Las Vegas Sun

April 18, 2024

Sun editorial:

Fair play for our kids

State group being in charge of soccer field allocation isn’t equitable

We’re paying particular attention to a meeting scheduled for today at Las Vegas City Hall. It doesn’t involve labor relations, liquor licenses or zoning enforcement.

It has to do with something that directly affects our children and grandchildren. It’s about fair play, which may be the most important of values we try to impart on our children when it comes to sports and life in general.

The particular sport we’re talking about is soccer, which probably involves more children than any other organized sport in the state. And the issue: One soccer organization in Nevada is bullying the others.

Who hasn’t spent a Saturday — or an afternoon after school — at a field, lounging in a beach chair or nervously pacing the sideline, yelling encouragements to our children and grandchildren? At the least, we’ve driven by the parks and fields and seen the throngs of children and parents getting their fill of fun and exercise.

Thankfully, Las Vegas has invested in soccer fields, including two outstanding facilities: the Kellogg-Zaher and the Bettye Wilson soccer complexes, each with multiple playing fields and good amenities.

These facilities are outstanding places to host tournaments, where children from different leagues and from out of town can gather for exciting competition. These tournaments, with their entry fees, are the primary way that the host soccer associations make money to pay the bills, including renting fields.

It would stand to reason that the use of these city-owned parks would be managed by the Las Vegas Parks, Recreation and Neighborhood Services Department. There are more soccer kids, more teams, more clubs and more leagues than there are fields to accommodate them all. So perhaps the biggest issue of the day isn’t which pizza parlor they’ll go to after the game but who at City Hall is fairly assigning the fields, not just for practices and games but the big tournaments that these kids — and the soccer associations — live for.

So who at City Hall is calling the shots in allocating fields for the organized soccer groups? Actually, nobody. The city has delegated the responsibility of scheduling all of the city’s soccer fields — the fancy, multi-field complexes and the neighborhood fields — to the statewide Nevada Youth Soccer Association. The logic at the time seemed to be: Who better than a soccer overseer to assign fields?

But with that sort of logic, why wouldn’t the city hire a private architect to review building plans submitted by his competition?

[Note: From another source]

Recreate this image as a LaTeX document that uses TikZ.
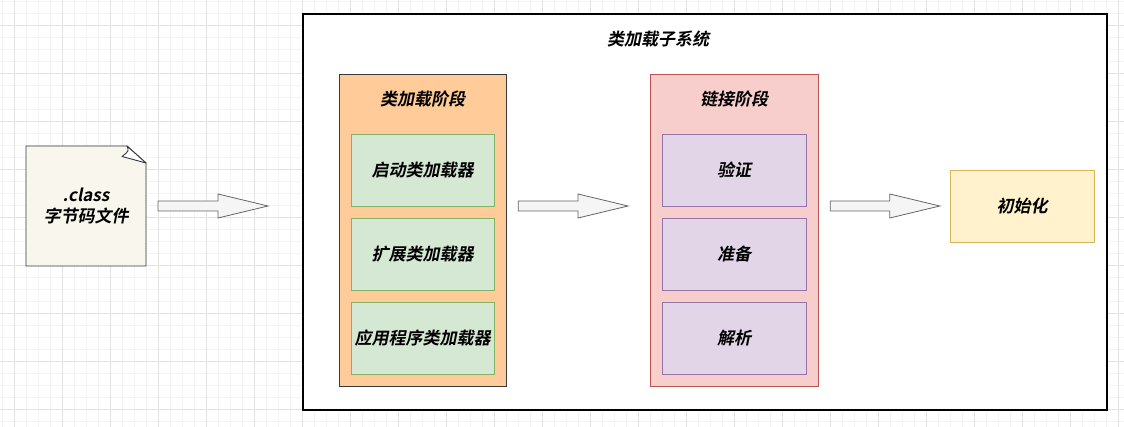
\documentclass[tikz,border=0pt]{standalone}
\usepackage{fontspec}
\setmainfont{Noto Sans CJK SC}[BoldFont={* Bold}, ItalicFont={*}, ItalicFeatures={FakeSlant=0.2}, BoldItalicFont={* Bold}, BoldItalicFeatures={FakeSlant=0.2}]
\usepackage{tikz}
\usetikzlibrary{calc}
\definecolor{gridmin}{HTML}{F4F4F4}
\definecolor{gridmaj}{HTML}{E2E2E2}
\definecolor{orfill}{HTML}{FFCC99}
\definecolor{darkline}{HTML}{36393D}
\definecolor{grfill}{HTML}{D5E8D4}
\definecolor{grline}{HTML}{82B366}
\definecolor{rdfill}{HTML}{F8CECC}
\definecolor{rdline}{HTML}{B85450}
\definecolor{pufill}{HTML}{E1D5E7}
\definecolor{puline}{HTML}{9673A6}
\definecolor{yefill}{HTML}{FFF2CC}
\definecolor{yeline}{HTML}{D6B656}
\definecolor{notefill}{HTML}{F9F7ED}
\definecolor{arrfill}{HTML}{F5F5F5}
\definecolor{arrline}{HTML}{666666}
\tikzstyle{txt} = [font=\fontsize{17}{21}\selectfont\bfseries\itshape, text=black]
\tikzstyle{subsys} = [rectangle, minimum width=804, minimum height=396, draw=black, line width=1.2pt, fill=white]
\tikzstyle{loadstage} = [rectangle, minimum width=167, minimum height=312, draw=darkline, fill=orfill]
\tikzstyle{linkstage} = [rectangle, minimum width=168, minimum height=312, draw=rdline, fill=rdfill]
\tikzstyle{loader} = [rectangle, txt, minimum width=143, minimum height=72, text centered, draw=grline, fill=grfill]
\tikzstyle{linkstep} = [rectangle, txt, minimum width=144, minimum height=72, text centered, draw=puline, fill=pufill]
\tikzstyle{initbox} = [rectangle, txt, minimum width=144, minimum height=72, text centered, draw=yeline, fill=yefill]
\tikzstyle{blockarr} = [draw=arrline, fill=arrfill, line width=0.8pt]
% block arrow from #1 to #2
\newcommand{\blockarrow}[2]{\draw[blockarr] ($(#1)+(0,-5)$) -- ($(#2)+(-50,-5)$) -- ($(#2)+(-50,-12)$) -- (#2) -- ($(#2)+(-50,12)$) -- ($(#2)+(-50,5)$) -- ($(#1)+(0,5)$) -- cycle;}
\begin{document}
\begin{tikzpicture}[x=1pt, y=-1pt, node distance=84pt]
\useasboundingbox (0,0) rectangle (1124,427);
% grid
\foreach \x in {2,14,...,1124} \draw[gridmin, line width=0.6pt] (\x,0) -- (\x,427);
\foreach \y in {1,13,...,427} \draw[gridmin, line width=0.6pt] (0,\y) -- (1124,\y);
\foreach \x in {14,62,...,1124} \draw[gridmaj, line width=0.8pt] (\x,0) -- (\x,427);
\foreach \y in {25,73,...,427} \draw[gridmaj, line width=0.8pt] (0,\y) -- (1124,\y);
% class file
\draw[darkline, fill=notefill, line width=0.9pt] (26,146) -- (127,146) -- (146,163) -- (146,266) -- (26,266) -- cycle;
\draw[darkline, fill=white, line width=0.9pt, line join=round] (127,146) .. controls (129,151) .. (122,156.5) -- (146,163) -- cycle;
\node (cls) [txt, align=center] at (86,206) {.class\\字节码文件};
\coordinate (cls-e) at (146,206);
% subsystem
\node (sub) [subsys] at (705,212) {};
\node (subtitle) [txt] at (658,39) {类加载子系统};
\node (load) [loadstage] at (422.5,230) {};
\node (loadtitle) [txt] at (422.5,99) {类加载阶段};
\node (boot) [loader] at (422.5,170) {启动类加载器};
\node (ext) [loader, below of=boot] {扩展类加载器};
\node (app) [loader, below of=ext] {应用程序类加载器};
\node (link) [linkstage] at (734,230) {};
\node (linktitle) [txt] at (734,99) {链接阶段};
\node (verify) [linkstep] at (734,170) {验证};
\node (prepare) [linkstep, below of=verify] {准备};
\node (resolve) [linkstep, below of=prepare] {解析};
\node (init) [initbox] at (1022,206) {初始化};
% arrows
\coordinate (a1s) at ($(cls-e)+(12,0)$);
\coordinate (a1e) at (268,206);
\coordinate (a2s) at ($(load.east |- cls-e)+(12,0)$);
\coordinate (a2e) at (628,206);
\coordinate (a3s) at ($(link.east |- cls-e)+(12,0)$);
\coordinate (a3e) at ($(init.west)+(-10,0)$);
\blockarrow{a1s}{a1e}
\blockarrow{a2s}{a2e}
\blockarrow{a3s}{a3e}
\end{tikzpicture}
\end{document}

Indeed, here’s where fair play comes into question. When it comes to allocating fields and grabbing the best (revenue-generating) tournament dates, the Nevada Youth Soccer Association certainly has the inside track. Two studies of soccer-field allocations, one conducted in 2010 by the city and another that was completed recently by an outside firm, certainly raises the issue that soccer fields are not being fairly allocated among the other soccer associations and leagues. Because of those studies, city officials and representatives from the Nevada Youth Soccer Association are scheduled to sit down today and look for a fairer way to allocate fields and tourney dates.

Among the organizations asking for a fair share of the fields is the Southern Nevada Soccer Association, which counts about 5,000 players. Its leaders have fired off letters to the city and the Nevada Youth Soccer Association, citing what it claims is evidence that it has been dealt bum tournament dates and otherwise has gotten the bum’s rush in reserving fields.

In the end, only one thing should matter: that the city of Las Vegas find an equitable way to assign fields and tournament dates to the benefit of all the children in our valley who love chasing and kicking a ball across the field.

It seems doubtful that we can hold such expectations when the decision-making is in the hands of an organization that is in a position to deal itself the best fields and tournament dates, feeding its own revenue stream.

That’s hardly the fair-play role model we want for our children.